Simple color coding—green, yellow, red—helps teams prioritize without digging through endless comments.


DIY tip: Pivot tables, conditional formatting, and built-in analytics widgets are often enough to surface what’s trending and what needs immediate attention.


4. Close the Loop (Internally and Externally)

CX dashboards aren’t just for leadership. Make outcomes visible to frontline teams, too.

  • Highlight quick recoveries

  • Show recent changes driven by customer feedback

  • Track response times and resolutions


And don’t forget the customer. Close the loop with a quick follow-up acknowledging their input and, when possible, sharing what changed.


DIY tip: Add a “You said, we did” section to your CX dashboard or internal comms to reinforce action and momentum.


Why the CX Dashboard Playbook Belongs in Your Toolkit

These steps work because they’re simple—and repeatable. When CX dashboards become your single source of truth, teams stop debating what’s happening and start fixing it.


The CX Dashboard Playbook goes deeper, offering frameworks and real-world examples for building, customizing, and scaling CX dashboards across teams and channels. It’s not about buying better tools—it’s about acting faster with what you already own.



Use it when you’re ready to move from scattered feedback to focused improvement, or when you need alignment around a culture of listening and action.


Takeaway: Action Is the Real Advantage

Real-time feedback is only valuable if it leads to real-time action. Without CX dashboards and clear ownership, feedback is just noise.


Start simple:

  • Pick one touchpoint

  • Assign an owner

  • Build a CX dashboard

  • Act on what you see


Every CX leader wants results, not just reports. Use your dashboard as a command center—and start making feedback count.

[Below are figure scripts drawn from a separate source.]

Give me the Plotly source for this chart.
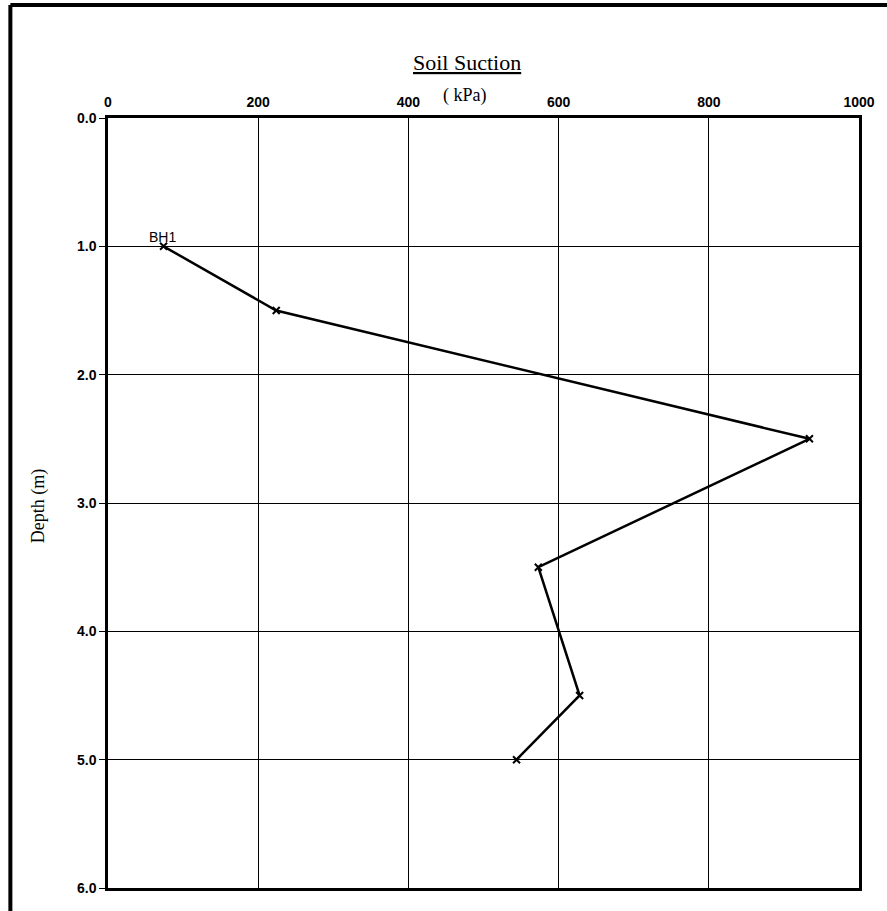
import plotly.graph_objects as go

# soil suction profile, borehole BH1
depth_m = [1.0, 1.5, 2.5, 3.5, 4.5, 5.0]
suction_kpa = [74, 224, 934, 573, 628, 544]
borehole = "BH1"

x_ticks = [0, 200, 400, 600, 800, 1000]
y_ticks = [0, 1, 2, 3, 4, 5, 6]

fig = go.Figure()

fig.add_trace(go.Scatter(
    x=suction_kpa,
    y=depth_m,
    mode="lines+markers",
    line=dict(color="black", width=2.5),
    marker=dict(symbol="x-thin-open", size=7, line=dict(color="black", width=2)),
    showlegend=False,
    hoverinfo="x+y",
))

fig.add_annotation(
    x=suction_kpa[0], y=depth_m[0], text=borehole,
    showarrow=False, xanchor="center", yanchor="middle",
    xshift=-1, yshift=9,
    font=dict(family="Liberation Sans", size=14, color="black"),
)

serif = "Liberation Serif"
fig.add_annotation(
    x=0.478, y=1.0721, xref="paper", yref="paper", text="<u>Soil Suction</u>",
    showarrow=False, xanchor="center", yanchor="middle",
    font=dict(family=serif, size=22, color="black"),
)
fig.add_annotation(
    x=0.476, y=1.029, xref="paper", yref="paper", text="( kPa)",
    showarrow=False, xanchor="center", yanchor="middle",
    font=dict(family=serif, size=18, color="black"),
)
fig.add_annotation(
    x=-0.093, y=0.496, xref="paper", yref="paper", text="Depth (m)",
    showarrow=False, xanchor="center", yanchor="middle", textangle=-90,
    font=dict(family=serif, size=18, color="black"),
)

# outer frame (top and left edges visible)
fig.add_shape(
    type="line", xref="paper", yref="paper",
    x0=-0.13, x1=1.2, y0=1.1468, y1=1.1468,
    line=dict(color="black", width=4),
)
fig.add_shape(
    type="line", xref="paper", yref="paper",
    x0=-0.13, x1=-0.13, y0=-0.2, y1=1.1468,
    line=dict(color="black", width=4),
)

axis_font = dict(family="Liberation Sans", size=14, color="black", weight="bold")

fig.update_layout(
    width=887, height=911,
    margin=dict(l=108, r=25, t=118, b=23),
    paper_bgcolor="white",
    plot_bgcolor="white",
    xaxis=dict(
        side="top", range=[0, 1000], tickvals=x_ticks,
        showgrid=True, gridcolor="black", gridwidth=1,
        showline=True, linecolor="black", linewidth=2.5, mirror=True,
        zeroline=False, ticks="", ticklabelstandoff=3,
        tickfont=axis_font,
    ),
    yaxis=dict(
        range=[6, 0], tickvals=y_ticks, tickformat=".1f",
        showgrid=True, gridcolor="black", gridwidth=1,
        showline=True, linecolor="black", linewidth=2.5, mirror=True,
        zeroline=False, ticks="outside", ticklen=6, tickcolor="black",
        tickfont=axis_font,
    ),
)

# drop the default body margin so the figure sits at the window origin
fig.write_html(
    "out.html",
    config={"displayModeBar": False},
    post_script="document.body.style.margin='0';",
)
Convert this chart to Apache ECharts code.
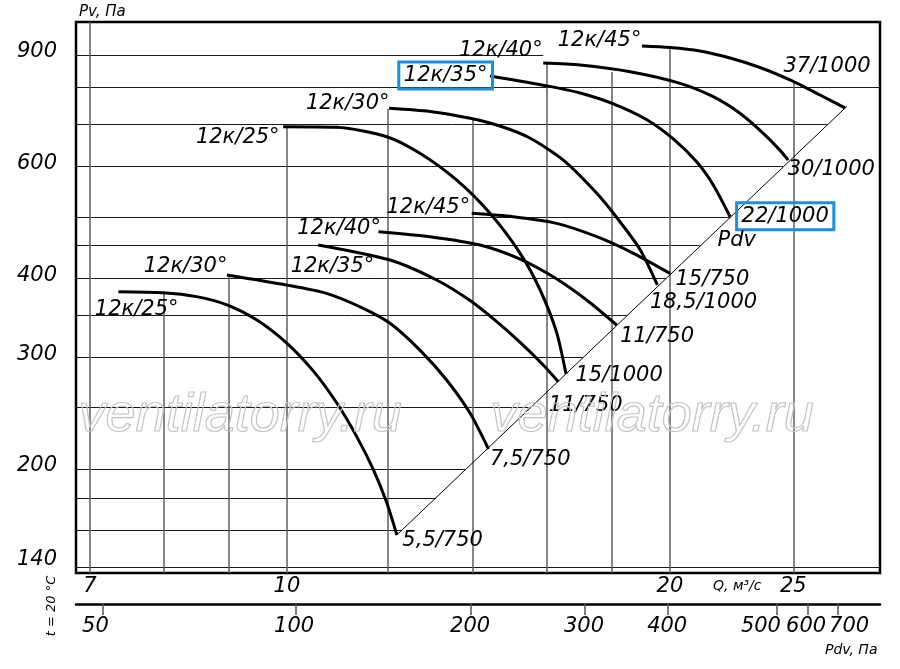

Ready to move from reactive to real-time? The CX Dashboard Playbook shows how to lead the next wave of customer experience, one insight and one action at a time.


About CX Collective

Founded by Ty Givens, CX Collective helps high-growth companies scale customer experience that drives loyalty, reduces chaos, and fuels long-term growth. We don’t just talk about CX - we build it.


 Frequently Asked Questions

What is a CX dashboard, and how does it help with real-time customer feedback?

A CX dashboard pulls customer feedback from multiple sources into one real-time view, so you can see what’s happening as it happens. Instead of waiting for monthly reports, you can spot issues, prioritize responses, and take action while the moment still matters.

Do I need new tools or consultants to build an effective CX dashboard?

No. Most teams can build useful CX dashboards with tools they already use, like CRMs, analytics platforms, or even spreadsheets. The real value comes from how you structure the data and assign ownership—not from buying another platform.

How quickly should teams respond to customer feedback?

The most effective CX teams think in minutes, not weeks. When feedback is visible in real time and routed to the right owner, teams can acknowledge issues quickly and resolve them before trust erodes.

What kind of customer feedback should go into a CX dashboard?

Focus on “moments that matter” where fast insight has the biggest impact—like post-purchase, after support interactions, or during checkout. Pull in signals like NPS scores, comments, chat transcripts, or keywords that indicate frustration or churn risk.

How do CX dashboards help teams move from data to action?

Good CX dashboards simplify feedback so patterns stand out fast. Clear triggers, color coding, and ownership eliminate debate and make it obvious who should act, when, and why—turning feedback into coordinated improvement instead of noise.